Developer: Telltale Games
Publisher: Telltale Games
Format: PS4, Xbox One [Reviewed], PC, iOS, Android
Released: April 18, 2017
Copy provided by publisher
Unless you’ve been living in a cave on Mars with your eyes shut and your fingers in your ears for the last month or so, you’ve probably noticed that Marvel’s Guardians of the Galaxy are kind of everywhere right now. The much-anticipated sequel to director James Gunn’s 2014 breakout film is in theaters now and enjoying significant box office success and critical praise; the film’s soundtrack is charting at or near the top on pretty much every music download and streaming service; and there’s even a new video game out courtesy of Telltale Games. Although they’re being released close together, Guardians of the Galaxy: A Telltale Series is not a tie-in game for Marvel’s film, as it tells a wholly different story. Given the team dynamic of the Guardians brand, it would seem like a perfect fit for Telltale’s familiar brand of choice-laden adventure games, but does it deliver an experience worthy of the galaxy’s biggest bunch of A-holes?
Like other Telltale games, Guardians is being released episodically, so I’ve only been able to play through the first episode, “Tangled Up in Blue,” so far. Right from the get-go, the game attempts to mimic the retro-themed aesthetic of Gunn’s films, right down to the music selection, which includes such cuts as Electric Light Orchestra’s “Livin’ Thing” and “Why Can’t I Touch It” by The Buzzcocks.

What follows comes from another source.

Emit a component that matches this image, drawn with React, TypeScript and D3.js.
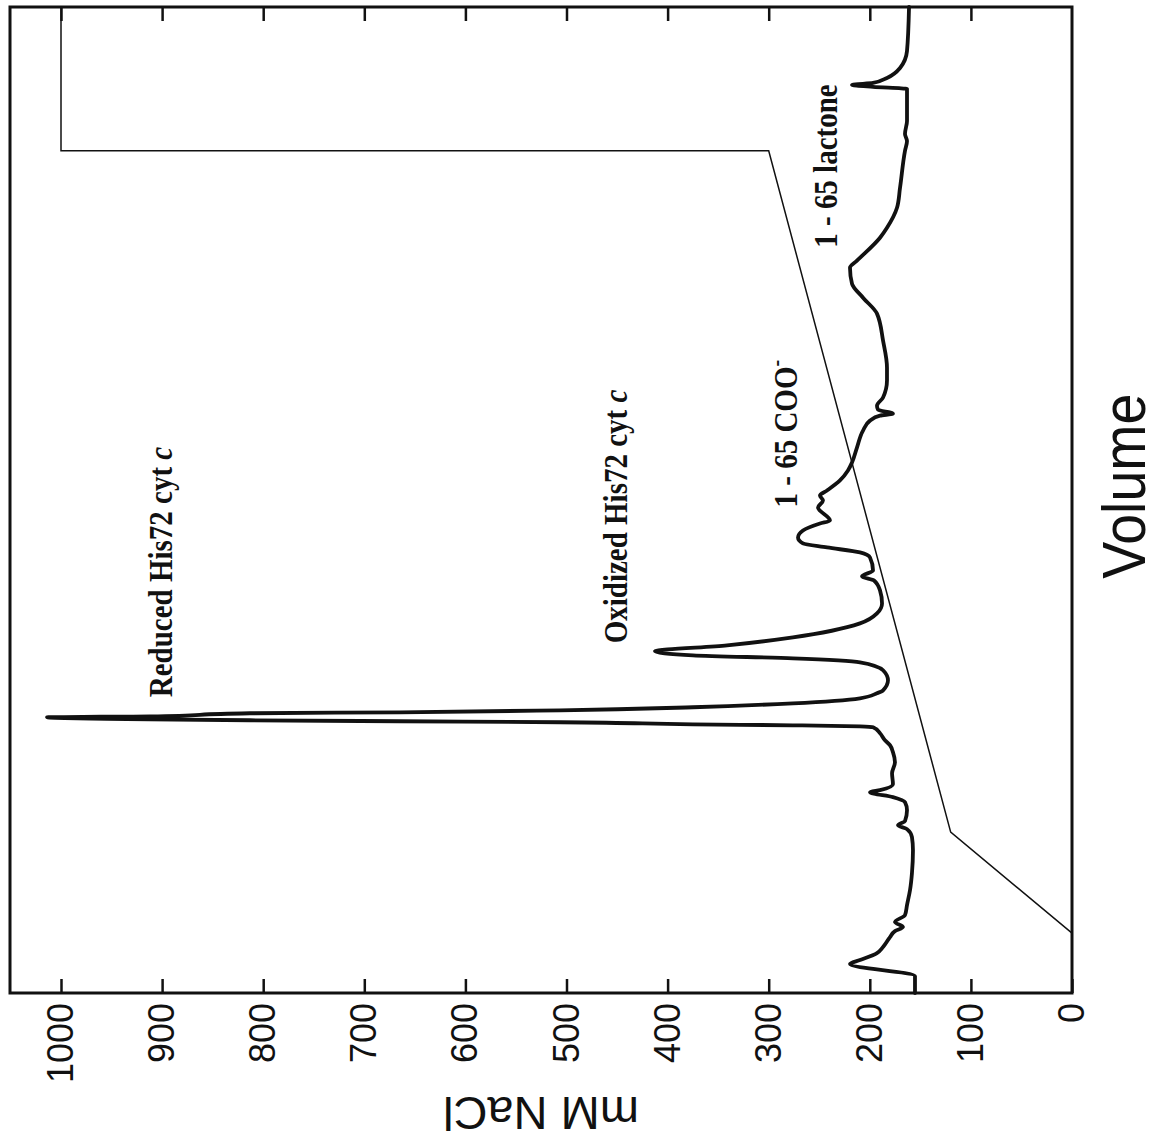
import React, { useEffect, useRef } from 'react';
import * as d3 from 'd3';

// Elution volume (arbitrary units, 0-100) and absorbance trace plotted on the mM NaCl scale
const traceVolume = [
  0, 1.72, 2.94, 3.34, 4.05, 4.66, 5.67, 6.28, 6.69, 7.19, 7.9, 8.92, 10.44, 12.16, 14.49,
  15.81, 16.62, 17.02, 17.43, 18.54, 19.35, 19.86, 20.36, 20.57, 21.18, 22.29, 23.4, 24.42,
  25.13, 25.63, 26.34, 26.95, 27.05, 27.15, 27.25, 27.46, 27.56, 27.66, 27.76, 27.96, 28.06,
  28.37, 28.47, 28.67, 28.98, 29.38, 29.89, 30.4, 30.7, 31.71, 32.73, 33.54, 33.94, 34.25,
  34.65, 35.26, 36.07, 37.49, 38.5, 39.51, 40.83, 41.84, 42.25, 42.86, 44.17, 44.68, 45.19,
  45.59, 46.2, 46.91, 47.62, 47.92, 49.24, 49.95, 50.46, 50.96, 51.98, 52.99, 53.8, 55.32,
  57.04, 58.05, 58.56, 58.76, 59.17, 59.57, 60.39, 62.11, 63.42, 66.16, 68.9, 70.52, 71.94,
  73.56, 74.27, 76.6, 77.61, 79.64, 81.66, 85.41, 86.42, 87.13, 88.45, 91.69, 91.9, 92.1,
  92.3, 92.81, 93.82, 95.54, 100,
];
const traceSignal = [
  155.3, 155.3, 219.6, 209.7, 192.9, 186.9, 180.0, 175.1, 167.2, 175.1, 165.2, 163.2, 160.2, 158.3, 157.3,
  158.3, 163.2, 172.1, 165.2, 163.2, 165.2, 177.1, 199.8, 189.9, 177.1, 178.0, 175.1, 177.1,
  180.0, 185.0, 189.9, 196.8, 209.7, 276.0, 374.9, 506.4, 664.7, 813.1, 912.0, 1013.8, 912.0,
  813.1, 664.7, 506.4, 374.9, 276.0, 209.7, 192.9, 186.9, 182.0, 186.9, 209.7, 276.0, 374.9,
  412.5, 341.2, 276.0, 209.7, 192.9, 187.9, 189.9, 195.8, 207.7, 196.8, 199.8, 209.7, 242.3,
  266.1, 271.0, 266.1, 249.3, 239.4, 251.2, 246.3, 249.3, 242.3, 229.5, 221.6, 217.6, 212.7,
  206.7, 199.8, 189.9, 177.1, 191.9, 192.9, 186.9, 183.0, 183.0, 186.9, 192.9, 206.7, 217.6,
  219.6, 212.7, 189.9, 183.0, 173.1, 170.1, 165.2, 163.2, 165.2, 163.2, 163.2, 196.8, 217.6,
  196.8, 183.0, 170.1, 163.2, 161.2,
];

// Salt gradient program
const gradientVolume = [0, 6.08, 16.31, 85.41, 85.41, 100];
const gradientNaCl = [0, 0, 120, 300, 1000, 1000];

// Axis ticks
const naclTicks = [0, 100, 200, 300, 400, 500, 600, 700, 800, 900, 1000];

// Peak annotations
const peakNames = ['Reduced His72 cyt ', 'Oxidized His72 cyt ', '1 - 65 COO', '1 - 65 lactone'];
const peakSuffix = ['c', 'c', '-', ''];
const peakVolumes = [29.99, 35.46, 49.24, 75.58];
const peakNaCl = [890, 440, 272, 232];

export default function App() {
  const ref = useRef<SVGSVGElement>(null);

  useEffect(() => {
    const svg = d3.select(ref.current);
    svg.selectAll('*').remove();

    const W = 986;
    const H = 1062;
    const ink = '#111';
    const sans = '"Liberation Sans", Arial, Helvetica, sans-serif';
    const serif = '"Liberation Serif", "Times New Roman", Times, serif';

    // Chart is laid out upright, then turned a quarter turn counter-clockwise
    const g = svg.append('g').attr('transform', 'translate(10,993) rotate(-90)');

    const x = d3.scaleLinear().domain([0, 100]).range([0, W]);
    const y = d3.scaleLinear().domain([0, 1000]).range([H, 51]);

    // NaCl axis with inward ticks and labels
    const left = g
      .append('g')
      .call(
        d3
          .axisLeft(y)
          .tickValues(naclTicks)
          .tickSize(-14)
          .tickPadding(10)
          .tickFormat(d3.format('d'))
      );
    left.select('.domain').remove();
    left.selectAll('line').attr('stroke', ink).attr('stroke-width', 2.5);
    left
      .selectAll('text')
      .attr('font-family', sans)
      .attr('font-size', 36)
      .attr('fill', ink);

    // Mirrored ticks on the opposite side
    const right = g
      .append('g')
      .attr('transform', `translate(${W},0)`)
      .call(
        d3
          .axisRight(y)
          .tickValues(naclTicks.filter((t) => t > 0))
          .tickSize(-14)
          .tickFormat(() => '')
      );
    right.select('.domain').remove();
    right.selectAll('line').attr('stroke', ink).attr('stroke-width', 2.5);

    // Frame
    g.append('rect')
      .attr('width', W)
      .attr('height', H)
      .attr('fill', 'none')
      .attr('stroke', ink)
      .attr('stroke-width', 3);

    // Gradient
    const gradPts = gradientVolume.map((v, i) => [v, gradientNaCl[i]] as [number, number]);
    g.append('path')
      .attr(
        'd',
        d3
          .line<[number, number]>()
          .x((d) => x(d[0]))
          .y((d) => y(d[1]))(gradPts)
      )
      .attr('fill', 'none')
      .attr('stroke', ink)
      .attr('stroke-width', 1.5);

    // Elution trace
    const tracePts = traceVolume.map((v, i) => [v, traceSignal[i]] as [number, number]);
    g.append('path')
      .attr(
        'd',
        d3
          .line<[number, number]>()
          .x((d) => x(d[0]))
          .y((d) => y(d[1]))
          .curve(d3.curveMonotoneX)(tracePts)
      )
      .attr('fill', 'none')
      .attr('stroke', ink)
      .attr('stroke-width', 3.8)
      .attr('stroke-linejoin', 'round')
      .attr('stroke-linecap', 'round');

    // Peak labels
    peakNames.forEach((name, i) => {
      const t = g
        .append('text')
        .attr('transform', `translate(${x(peakVolumes[i])},${y(peakNaCl[i])}) scale(1,1.15)`)
        .attr('font-family', serif)
        .attr('font-weight', 'bold')
        .attr('font-size', 29)
        .attr('fill', ink)
        .text(name);
      if (peakSuffix[i] === 'c') {
        t.append('tspan').attr('font-style', 'italic').text('c');
      } else if (peakSuffix[i] === '-') {
        t.append('tspan').attr('dy', -11).attr('font-size', 20).text('-');
      }
    });

    // Axis titles
    g.append('text')
      .attr('transform', `translate(-104,${H / 2}) rotate(-90)`)
      .attr('text-anchor', 'middle')
      .attr('font-family', sans)
      .attr('font-size', 47)
      .attr('fill', ink)
      .text('mM NaCl');

    g.append('text')
      .attr('x', x(51.4))
      .attr('y', 1135)
      .attr('text-anchor', 'middle')
      .attr('font-family', sans)
      .attr('font-size', 62)
      .attr('textLength', 185)
      .attr('lengthAdjust', 'spacingAndGlyphs')
      .attr('fill', ink)
      .text('Volume');
  }, []);

  return (
    <svg
      ref={ref}
      width={1159}
      height={1141}
      style={{ position: 'absolute', left: 0, top: 0, background: '#fff' }}
    />
  );
}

Unfortunately, the game’s impressive presentation pretty much begins and ends with the music, as you’ll be struck almost immediately by how … off, everything feels.
What do I mean by this? Well for starters, while this is probably the best-looking game Telltale has yet produced, that really isn’t saying much. This engine was starting to look tired before Telltale even made the jump to current-gen systems and at this point, it’s just downright dated. While I didn’t notice much in the way of the usual performance stutters that typify the Telltale experience, Guardians of the Galaxy still has a sluggish feel to it. It’s hard to shake the sense that the engine as a whole limited what the designers could achieve in this first episode and that’s an unfortunate feeling to have whilst playing through what should be an uproariously enjoyable game.

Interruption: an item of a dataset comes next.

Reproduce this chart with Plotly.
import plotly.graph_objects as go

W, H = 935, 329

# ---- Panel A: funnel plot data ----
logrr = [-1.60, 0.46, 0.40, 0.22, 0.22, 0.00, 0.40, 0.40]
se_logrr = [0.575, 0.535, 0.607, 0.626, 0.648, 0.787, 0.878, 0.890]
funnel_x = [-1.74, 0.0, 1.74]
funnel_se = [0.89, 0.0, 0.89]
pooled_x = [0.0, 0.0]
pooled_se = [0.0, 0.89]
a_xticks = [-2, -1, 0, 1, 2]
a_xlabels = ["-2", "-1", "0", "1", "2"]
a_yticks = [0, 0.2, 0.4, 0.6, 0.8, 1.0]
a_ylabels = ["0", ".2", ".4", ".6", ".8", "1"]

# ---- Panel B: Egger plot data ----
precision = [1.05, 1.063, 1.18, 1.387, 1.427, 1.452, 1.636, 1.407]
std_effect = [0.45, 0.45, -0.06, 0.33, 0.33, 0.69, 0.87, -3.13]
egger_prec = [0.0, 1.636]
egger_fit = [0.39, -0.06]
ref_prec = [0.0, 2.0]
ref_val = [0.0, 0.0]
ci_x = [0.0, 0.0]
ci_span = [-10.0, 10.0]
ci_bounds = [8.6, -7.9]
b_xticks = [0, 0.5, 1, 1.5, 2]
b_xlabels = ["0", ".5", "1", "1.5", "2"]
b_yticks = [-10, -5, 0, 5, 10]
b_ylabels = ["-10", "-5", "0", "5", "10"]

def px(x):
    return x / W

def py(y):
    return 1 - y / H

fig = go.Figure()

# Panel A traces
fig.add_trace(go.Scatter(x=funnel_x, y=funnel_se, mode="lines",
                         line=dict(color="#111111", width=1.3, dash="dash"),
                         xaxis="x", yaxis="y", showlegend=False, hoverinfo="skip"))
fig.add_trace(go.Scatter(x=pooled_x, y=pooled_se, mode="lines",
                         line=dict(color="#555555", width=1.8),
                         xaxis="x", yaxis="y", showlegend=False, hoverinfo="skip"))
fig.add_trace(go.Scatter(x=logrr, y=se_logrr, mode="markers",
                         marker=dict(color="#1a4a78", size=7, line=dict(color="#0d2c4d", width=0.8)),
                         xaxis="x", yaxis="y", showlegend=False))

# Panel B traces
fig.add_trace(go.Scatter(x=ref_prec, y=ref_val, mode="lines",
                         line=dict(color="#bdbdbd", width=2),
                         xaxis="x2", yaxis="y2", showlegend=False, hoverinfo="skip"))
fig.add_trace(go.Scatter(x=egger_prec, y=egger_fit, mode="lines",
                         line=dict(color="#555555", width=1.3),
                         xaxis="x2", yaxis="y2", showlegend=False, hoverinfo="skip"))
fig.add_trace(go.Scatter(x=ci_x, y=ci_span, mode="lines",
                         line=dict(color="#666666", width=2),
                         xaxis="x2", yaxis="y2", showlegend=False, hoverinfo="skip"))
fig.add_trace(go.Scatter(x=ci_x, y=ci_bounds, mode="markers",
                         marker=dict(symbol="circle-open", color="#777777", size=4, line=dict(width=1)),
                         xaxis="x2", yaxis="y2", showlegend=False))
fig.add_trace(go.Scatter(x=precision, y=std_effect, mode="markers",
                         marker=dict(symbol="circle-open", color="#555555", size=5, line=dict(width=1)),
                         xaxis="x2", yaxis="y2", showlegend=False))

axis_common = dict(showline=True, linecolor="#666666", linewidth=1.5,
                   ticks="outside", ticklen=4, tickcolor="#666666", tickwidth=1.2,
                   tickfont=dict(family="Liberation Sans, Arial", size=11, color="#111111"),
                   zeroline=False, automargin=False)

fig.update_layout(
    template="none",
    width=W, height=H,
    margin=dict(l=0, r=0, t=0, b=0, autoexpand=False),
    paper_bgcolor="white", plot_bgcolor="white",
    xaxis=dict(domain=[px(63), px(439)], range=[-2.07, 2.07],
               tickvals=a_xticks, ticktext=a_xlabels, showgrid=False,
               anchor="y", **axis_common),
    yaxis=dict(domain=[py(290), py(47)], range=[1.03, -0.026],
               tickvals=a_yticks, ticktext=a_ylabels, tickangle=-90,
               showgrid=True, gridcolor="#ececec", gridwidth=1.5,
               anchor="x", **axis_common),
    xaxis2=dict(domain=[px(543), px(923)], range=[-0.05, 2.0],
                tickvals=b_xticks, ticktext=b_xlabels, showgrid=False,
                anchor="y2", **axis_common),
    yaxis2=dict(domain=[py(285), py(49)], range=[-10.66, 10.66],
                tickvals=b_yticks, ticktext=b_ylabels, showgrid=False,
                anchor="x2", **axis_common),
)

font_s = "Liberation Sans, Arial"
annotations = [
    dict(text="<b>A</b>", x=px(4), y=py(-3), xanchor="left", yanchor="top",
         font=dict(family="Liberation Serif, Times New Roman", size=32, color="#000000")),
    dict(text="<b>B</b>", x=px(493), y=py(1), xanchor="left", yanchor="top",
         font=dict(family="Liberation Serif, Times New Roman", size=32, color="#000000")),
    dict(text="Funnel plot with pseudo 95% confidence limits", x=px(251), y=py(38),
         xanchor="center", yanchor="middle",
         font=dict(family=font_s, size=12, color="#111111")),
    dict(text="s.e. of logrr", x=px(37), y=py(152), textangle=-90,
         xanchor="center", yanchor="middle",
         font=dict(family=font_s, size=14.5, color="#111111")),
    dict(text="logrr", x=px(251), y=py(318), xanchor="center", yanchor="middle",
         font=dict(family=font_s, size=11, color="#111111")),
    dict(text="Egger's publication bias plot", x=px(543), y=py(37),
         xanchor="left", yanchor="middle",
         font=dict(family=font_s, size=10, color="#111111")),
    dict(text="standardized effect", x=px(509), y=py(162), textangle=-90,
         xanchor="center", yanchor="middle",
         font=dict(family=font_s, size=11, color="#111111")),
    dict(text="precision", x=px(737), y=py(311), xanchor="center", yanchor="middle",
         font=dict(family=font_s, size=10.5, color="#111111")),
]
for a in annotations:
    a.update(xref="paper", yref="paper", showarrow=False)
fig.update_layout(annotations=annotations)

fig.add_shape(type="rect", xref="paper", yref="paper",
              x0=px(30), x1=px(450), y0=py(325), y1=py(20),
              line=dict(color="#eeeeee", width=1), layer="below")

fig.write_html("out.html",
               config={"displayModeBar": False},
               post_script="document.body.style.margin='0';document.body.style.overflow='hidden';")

Speaking of which, if you’re expecting to find a game that mimics the comedic tone of the Guardians of the Galaxy movies, you’re not going to find it here. While there are a few humorous bits strewn throughout, “Tangled Up in Blue” is noticeably devoid of the irreverent quips that permeate Gunn’s film scripts. Then again, it could be that the voice work as a whole leaves much to be desired. Now, perhaps it’s too much to expect the likes of Chris Pratt, Zoe Saldana, and the rest of the film’s cast all reprise their roles here, but the problem is that, with the exception of Nolan North’s Rocket, none of the characters sound remotely like their on-screen counterparts, which is distracting to say the least. I know Guardians of the Galaxy is based on a comic book series, but most players (myself included) are most familiar with the cinematic versions of these characters, making it hard to warm up to game’s portrayal of them.
In terms of gameplay, Guardians doesn’t stray far from the dialogue selection and environment puzzle design everyone’s come to expect from a Telltale games, but “Tangled Up in Blue” at least recognizes that a comic book adaptation is going to be pretty heavy on the action. Most of the action is conveyed through simple quick-time events, which at least provide the illusion of interactivity during the episode’s more action-heavy moments. Since this episode puts players in control of Star-Lord almost exclusively, his rocket boots are incorporated into the gameplay, which adds more verticality to the level design. It looks like each episode is going to feature a different member of team, so it will be interesting to see how each character’s unique abilities are incorporated into the experience.
Of course, the most important part of any Telltale game is the story and after playing through Episode 1, I’m not sure how I feel about the direction Guardians of the Galaxy is taking. Without going into spoilers, the plot takes a bold, dramatic turn very early on that is both impressive and more than a little perplexing. Not knowing what’s in store over the course of the remaining episodes, it’s hard to be too critical of the plot this early on, but I fear that Telltale may have front-loaded the game with its most interesting moments and it’s hard to say whether future episodes will be able to top this particular story beat.
Even though it sounds like I’m being pretty hard on this first episode, I still think it’s worth checking out if you’re a fan of previous Telltale games or have any affinity for the Guardians of the Galaxy. The great thing about episodic games like this is that you’ll only be out $5 and a couple hours of your life if you end up hating it and I think there’s definitely enough here to justify at least purchasing the first episode. That being said, it’s hard to recommend buying the season pass for all five episodes at this point because if every future episode is on part with “Tangled Up in Blue,” Guardians of the Galaxy would qualify as one of Telltale’s lesser outfits. Still, I’m interested to see where they take the story from here and hope that Episode 2, “Under Pressure,” can course-correct a bit.
Telltale’s Guardians of the Galaxy is far from the company’s best work, but still worth checking out if you enjoy their other adventure games.